The official NBA rules on assessing whether or not a player is to be ejected reads as follows --
A player, coach, trainer, or other team bench person must be ejected for:
A punching foul
A fighting foul
Technical foul for an attempted punch or swing with no contact or a thrown elbow toward an opponent above shoulder level with no contact
But, don’t think throwing a punch wasn’t crossing McCollum’s mind.
He also wasn’t surprised that he was only hit with a tech, because he would have made sure to earn an ejection.
I wasn’t heading to the locker room. They didn’t even let me swing. At least let me swing first, if you’re going to throw me out. Let me work on my stuff. You know, I work all summer on my hands, at least let me use them. -- Trail Blazers shooting guard CJ McCollum said postgame
If it wasn’t for referee Brett Nansel, it sounds like Len would’ve been welcomed with a fist from McCollum.
“If they didn’t grab me, you all would’ve been able to see something,” McCollum said with a smile.
McCollum's backcourt teammate Damian Lillard backed him both in the moment of the scuffle and after the game.

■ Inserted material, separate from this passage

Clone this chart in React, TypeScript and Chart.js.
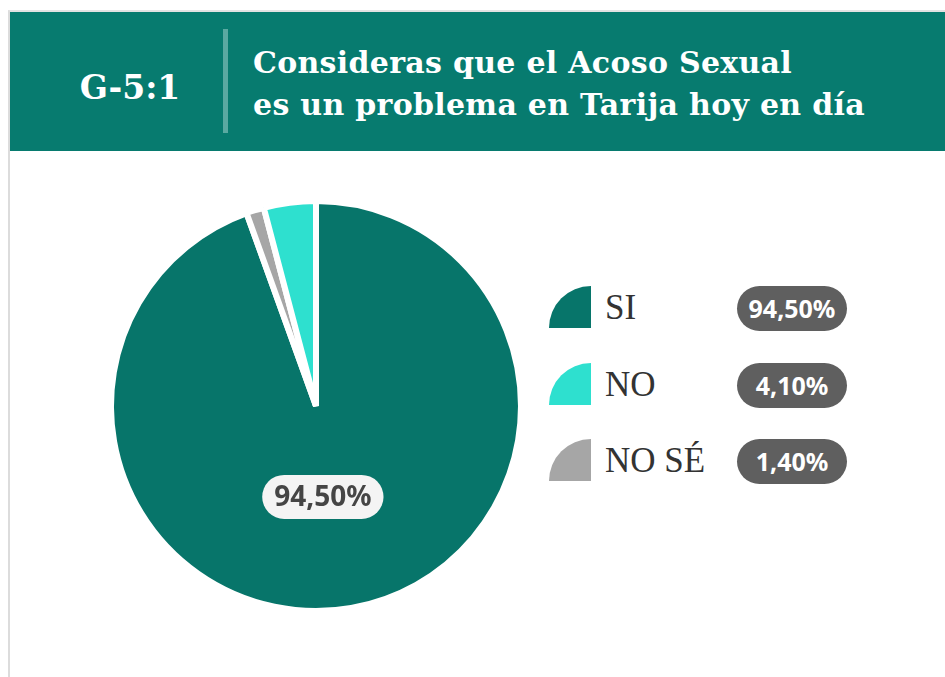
import React, { useEffect, useRef } from "react";
import { Chart, registerables } from "chart.js";

Chart.register(...registerables);

const categories = ["SI", "NO", "NO SÉ"];
const values = [94.5, 4.1, 1.4];
const colors = ["#07756a", "#2ee0cf", "#a6a6a6"];
const pieOrder = [0, 2, 1];
const labeledSlices = [0];
const chartCode = "G-5:1";
const titleLines = ["Consideras que el Acoso Sexual", "es un problema en Tarija hoy en día"];

const fmt = (v: number) => v.toFixed(2).replace(".", ",") + "%";

const pillPlugin = {
  id: "pillLabels",
  afterDatasetsDraw(chart: any) {
    const ctx = chart.ctx;
    const meta = chart.getDatasetMeta(0);
    meta.data.forEach((arc: any, i: number) => {
      const catIdx = pieOrder[i];
      if (!labeledSlices.includes(catIdx)) return;
      const p = arc.getProps(["x", "y", "startAngle", "endAngle", "outerRadius"], true);
      const mid = (p.startAngle + p.endAngle) / 2;
      const r = p.outerRadius * 0.45;
      const cx = p.x + Math.cos(mid) * r - 9;
      const cy = p.y + Math.sin(mid) * r;
      const text = fmt(values[catIdx]);
      ctx.save();
      ctx.font = "bold 28px 'Noto Sans'";
      const w = ctx.measureText(text).width + 24;
      const h = 44;
      ctx.fillStyle = "#f4f4f4";
      ctx.beginPath();
      ctx.roundRect(cx - w / 2, cy - h / 2, w, h, h / 2);
      ctx.fill();
      ctx.fillStyle = "#454545";
      ctx.textAlign = "center";
      ctx.textBaseline = "middle";
      ctx.fillText(text, cx, cy + 1);
      ctx.restore();
    });
  },
};

export default function App() {
  const ref = useRef<HTMLCanvasElement>(null);
  useEffect(() => {
    if (!ref.current) return;
    const chart = new Chart(ref.current, {
      type: "pie",
      data: {
        labels: pieOrder.map((i) => categories[i]),
        datasets: [
          {
            data: pieOrder.map((i) => values[i]),
            backgroundColor: pieOrder.map((i) => colors[i]),
            borderColor: "#ffffff",
            borderWidth: 6,
          },
        ],
      },
      options: {
        animation: false,
        responsive: false,
        radius: 205,
        layout: { padding: 0 },
        plugins: { legend: { display: false }, tooltip: { enabled: false } },
      },
      plugins: [pillPlugin],
    });
    return () => chart.destroy();
  }, []);

  const rowTops = [286, 363, 439];
  return (
    <div style={{ position: "fixed", left: 0, top: 0, width: 945, height: 677, background: "#fff", overflow: "hidden" }}>
      <div style={{ position: "absolute", left: 8, top: 10, width: 937, height: 667, borderLeft: "2px solid #dcdcdc", borderTop: "2px solid #e2e2e2", boxSizing: "border-box" }} />
      <div style={{ position: "absolute", left: 10, top: 12, width: 935, height: 139, background: "#077b6f" }} />
      <div style={{ position: "absolute", left: 60, top: 66, width: 140, textAlign: "center", fontFamily: "'DejaVu Serif'", fontWeight: "bold", fontSize: 33, lineHeight: "44px", color: "#fff" }}>
        {chartCode}
      </div>
      <div style={{ position: "absolute", left: 223, top: 29, width: 5, height: 104, background: "#5aa9a1" }} />
      <div style={{ position: "absolute", left: 253, top: 42, fontFamily: "'DejaVu Serif'", fontWeight: "bold", fontSize: 30, letterSpacing: 0.3, lineHeight: "42px", color: "#fff", whiteSpace: "nowrap" }}>
        {titleLines.map((t, i) => (
          <div key={i}>{t}</div>
        ))}
      </div>
      <canvas ref={ref} width={440} height={440} style={{ position: "absolute", left: 96, top: 186, width: 440, height: 440 }} />
      {categories.map((c, i) => (
        <React.Fragment key={c}>
          <div style={{ position: "absolute", left: 549, top: rowTops[i], width: 42, height: 42, background: colors[i], borderTopLeftRadius: "100%" }} />
          <div style={{ position: "absolute", left: 605, top: rowTops[i] - 1, height: 46, lineHeight: "46px", fontFamily: "'Liberation Serif'", fontSize: 35, color: "#333", whiteSpace: "nowrap" }}>
            {c}
          </div>
          <div style={{ position: "absolute", left: 737, top: rowTops[i], width: 110, height: 45, borderRadius: 22.5, background: "#5f5f5f", color: "#fff", fontFamily: "'Noto Sans'", fontWeight: "bold", fontSize: 25, lineHeight: "45px", textAlign: "center" }}>
            {fmt(values[i])}
          </div>
        </React.Fragment>
      ))}
    </div>
  );
}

“[Len] was setting a moving screen,” Lillard said postgame. “CJ was kind of bumping him, trying to fight through it, then they called an offensive foul because he kind of shoved him on the last screen and a frustrating time of the game, CJ shoved him back, he shoved CJ and at that point, got to get ready to defend yourself, and I thought that was what he did.”
That technical foul was number five for McCollum this season and Len’s third of the year.
The Trail Blazers season has had its boiling points that's for sure. Lillard has tailed six technicals on the season, while Blazers head coach Terry Stotts has five.
“Everything is probably a good start” is what McCollum believes the Blazers should change between now and Tuesday night when the Phoenix Suns come to town.
Now with seventeen games remaining in the regular season, will Portland be able to turn frustration into extra motivation while finding some urgency or could we see more technical fouls on the horizon?